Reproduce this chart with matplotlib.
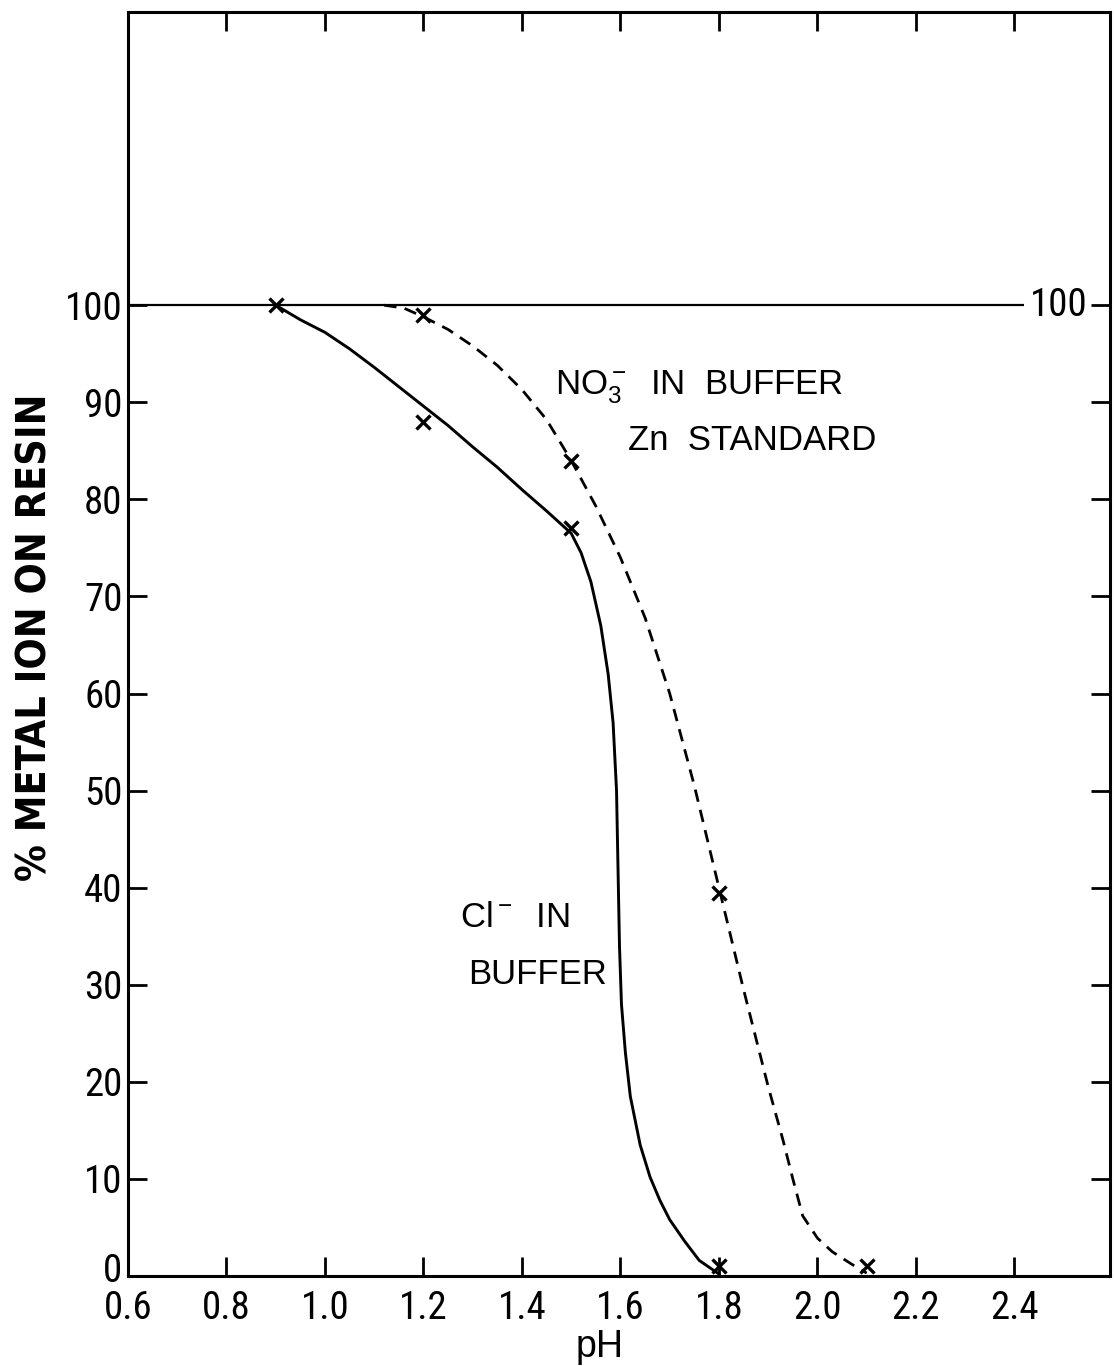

====

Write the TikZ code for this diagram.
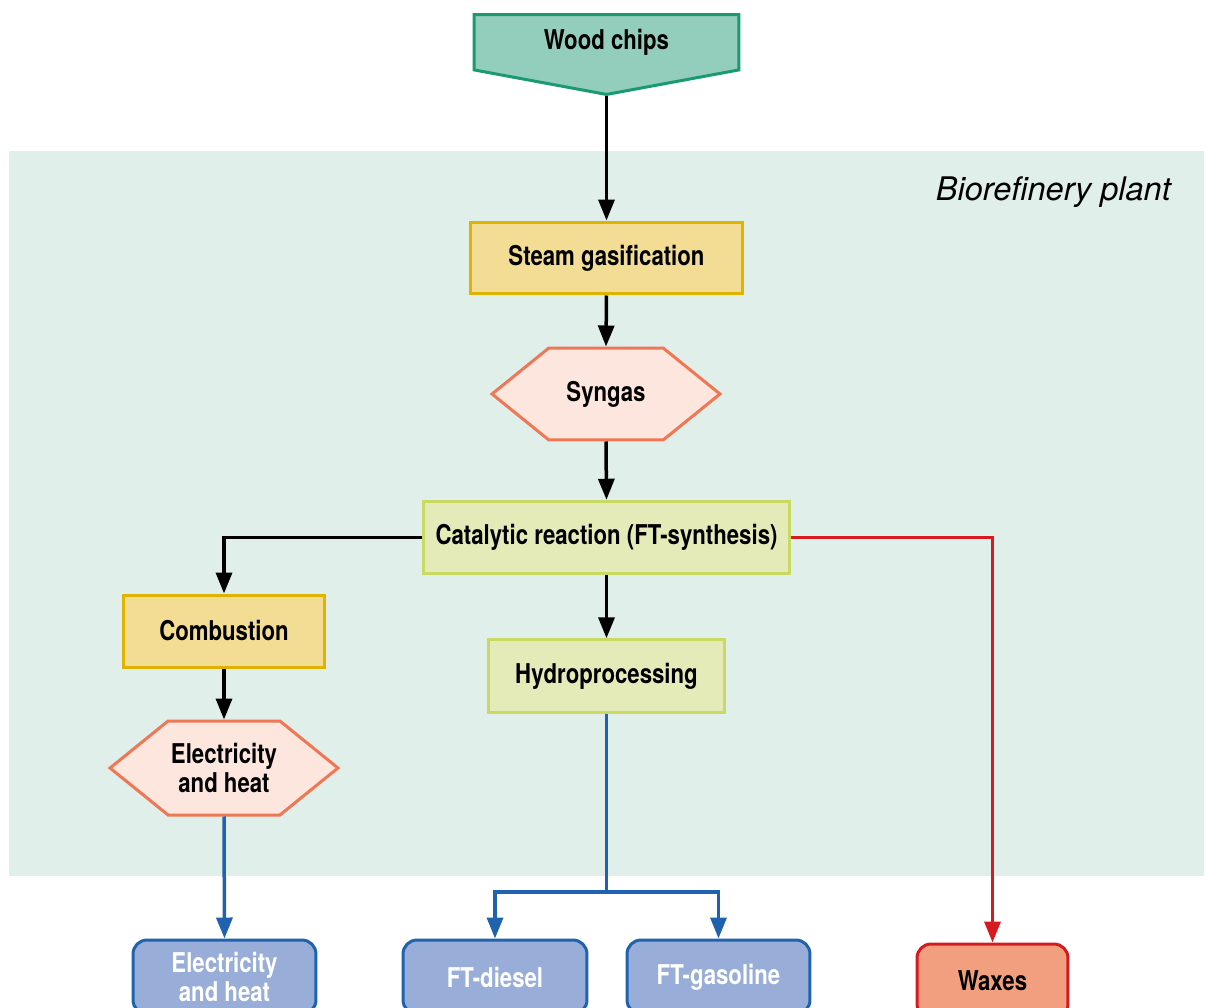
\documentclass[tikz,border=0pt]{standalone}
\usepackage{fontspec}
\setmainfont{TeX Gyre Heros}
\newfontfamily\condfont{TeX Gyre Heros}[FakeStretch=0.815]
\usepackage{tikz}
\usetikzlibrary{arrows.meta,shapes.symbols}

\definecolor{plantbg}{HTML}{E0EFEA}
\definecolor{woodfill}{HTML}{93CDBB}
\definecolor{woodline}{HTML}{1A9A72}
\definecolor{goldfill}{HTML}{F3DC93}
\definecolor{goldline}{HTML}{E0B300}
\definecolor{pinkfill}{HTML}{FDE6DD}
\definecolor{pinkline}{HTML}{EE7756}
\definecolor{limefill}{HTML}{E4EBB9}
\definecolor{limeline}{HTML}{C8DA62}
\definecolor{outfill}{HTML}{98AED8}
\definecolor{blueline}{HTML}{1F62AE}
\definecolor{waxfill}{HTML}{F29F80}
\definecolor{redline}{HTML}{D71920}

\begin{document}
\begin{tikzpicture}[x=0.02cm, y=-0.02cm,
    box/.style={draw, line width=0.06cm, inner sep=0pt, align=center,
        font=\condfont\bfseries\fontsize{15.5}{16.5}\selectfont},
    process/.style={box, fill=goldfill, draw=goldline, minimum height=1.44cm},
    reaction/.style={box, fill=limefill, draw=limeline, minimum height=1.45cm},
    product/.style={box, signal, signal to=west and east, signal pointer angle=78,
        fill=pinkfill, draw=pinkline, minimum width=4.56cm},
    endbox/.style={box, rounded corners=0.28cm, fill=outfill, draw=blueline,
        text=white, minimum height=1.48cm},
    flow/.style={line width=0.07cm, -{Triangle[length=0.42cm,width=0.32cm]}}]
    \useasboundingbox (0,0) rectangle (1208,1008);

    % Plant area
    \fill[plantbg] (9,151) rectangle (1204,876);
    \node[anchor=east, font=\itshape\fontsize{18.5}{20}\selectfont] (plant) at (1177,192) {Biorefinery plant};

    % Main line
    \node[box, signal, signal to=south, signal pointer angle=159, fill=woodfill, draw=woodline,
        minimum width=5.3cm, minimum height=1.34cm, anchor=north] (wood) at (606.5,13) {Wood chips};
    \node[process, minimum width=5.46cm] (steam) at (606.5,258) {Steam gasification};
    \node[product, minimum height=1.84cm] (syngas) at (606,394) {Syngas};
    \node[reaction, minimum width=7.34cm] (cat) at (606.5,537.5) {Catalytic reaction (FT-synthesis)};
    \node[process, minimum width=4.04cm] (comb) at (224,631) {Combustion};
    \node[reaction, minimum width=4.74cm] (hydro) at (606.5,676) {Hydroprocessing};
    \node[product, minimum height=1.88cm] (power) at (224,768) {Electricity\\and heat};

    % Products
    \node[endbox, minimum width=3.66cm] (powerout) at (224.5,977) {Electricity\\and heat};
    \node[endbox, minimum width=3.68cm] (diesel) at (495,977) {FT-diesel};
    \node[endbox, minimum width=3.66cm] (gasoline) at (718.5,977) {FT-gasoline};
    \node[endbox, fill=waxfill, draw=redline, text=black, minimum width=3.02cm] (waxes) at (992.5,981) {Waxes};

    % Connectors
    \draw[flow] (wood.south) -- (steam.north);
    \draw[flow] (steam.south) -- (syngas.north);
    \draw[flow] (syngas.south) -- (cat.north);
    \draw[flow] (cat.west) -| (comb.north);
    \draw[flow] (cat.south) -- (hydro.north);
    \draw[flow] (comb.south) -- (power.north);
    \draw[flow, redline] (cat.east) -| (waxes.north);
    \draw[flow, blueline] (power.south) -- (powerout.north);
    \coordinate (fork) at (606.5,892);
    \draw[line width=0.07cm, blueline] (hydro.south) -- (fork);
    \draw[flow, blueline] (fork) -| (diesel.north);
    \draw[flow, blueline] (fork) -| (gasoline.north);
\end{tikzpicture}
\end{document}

====

### EXERCISE BRIEF:
What is the number of lines above that contain the string "this"? Answer with the number alone.

### ANSWER TO THE TASK:
2